Search the material for the string "script", then return every line where it is found.

Excerpted records
* * * *
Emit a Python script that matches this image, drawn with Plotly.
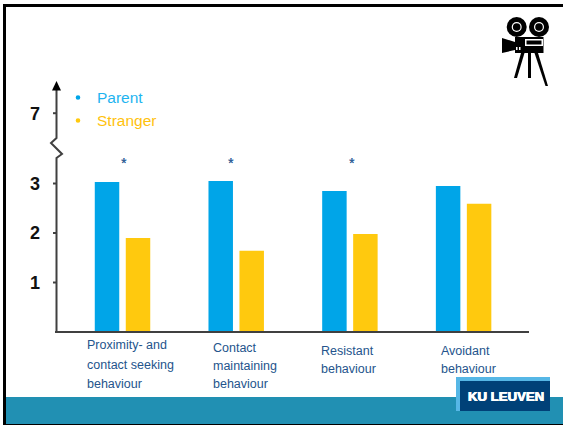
* * * *
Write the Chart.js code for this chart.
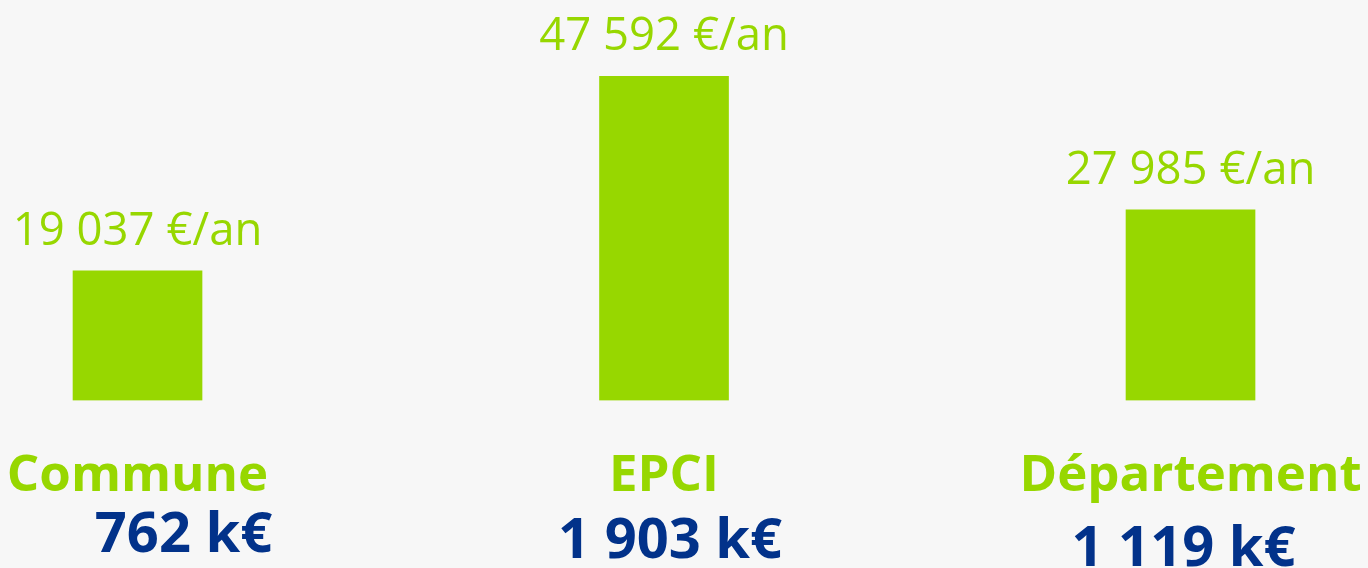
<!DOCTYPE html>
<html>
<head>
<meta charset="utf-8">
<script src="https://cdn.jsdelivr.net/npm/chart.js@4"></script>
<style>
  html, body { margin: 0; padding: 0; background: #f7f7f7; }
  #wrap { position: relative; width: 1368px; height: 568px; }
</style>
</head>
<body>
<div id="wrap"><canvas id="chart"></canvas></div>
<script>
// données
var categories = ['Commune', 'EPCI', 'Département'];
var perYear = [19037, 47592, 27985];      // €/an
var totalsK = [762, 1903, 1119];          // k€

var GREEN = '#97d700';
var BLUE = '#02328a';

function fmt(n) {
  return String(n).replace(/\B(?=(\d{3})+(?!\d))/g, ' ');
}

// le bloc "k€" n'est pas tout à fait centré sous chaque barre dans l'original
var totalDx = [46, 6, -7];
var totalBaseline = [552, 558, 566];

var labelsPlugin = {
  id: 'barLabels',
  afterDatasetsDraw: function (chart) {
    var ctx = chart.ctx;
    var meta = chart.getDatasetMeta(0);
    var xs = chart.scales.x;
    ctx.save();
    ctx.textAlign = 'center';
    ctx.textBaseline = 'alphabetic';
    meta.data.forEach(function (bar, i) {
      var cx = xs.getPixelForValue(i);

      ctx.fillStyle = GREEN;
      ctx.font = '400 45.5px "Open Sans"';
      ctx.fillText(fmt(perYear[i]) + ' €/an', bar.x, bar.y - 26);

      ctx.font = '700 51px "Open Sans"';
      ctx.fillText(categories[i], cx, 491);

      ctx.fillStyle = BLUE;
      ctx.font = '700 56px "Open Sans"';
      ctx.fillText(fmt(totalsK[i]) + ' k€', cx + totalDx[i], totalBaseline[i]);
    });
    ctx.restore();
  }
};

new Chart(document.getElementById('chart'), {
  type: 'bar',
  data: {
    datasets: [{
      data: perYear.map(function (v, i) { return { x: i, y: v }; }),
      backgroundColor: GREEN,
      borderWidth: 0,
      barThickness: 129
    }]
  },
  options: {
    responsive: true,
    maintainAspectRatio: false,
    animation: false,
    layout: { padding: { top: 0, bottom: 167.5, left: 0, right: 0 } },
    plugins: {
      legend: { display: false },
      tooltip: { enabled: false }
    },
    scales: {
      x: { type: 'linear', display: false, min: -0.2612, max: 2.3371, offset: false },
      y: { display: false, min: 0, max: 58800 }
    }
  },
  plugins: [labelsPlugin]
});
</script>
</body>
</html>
* * * *
Result for this task
Emit a Python script that matches this image, drawn with Plotly.
<script src="https://cdn.jsdelivr.net/npm/chart.js@4"></script>
<script>
</script>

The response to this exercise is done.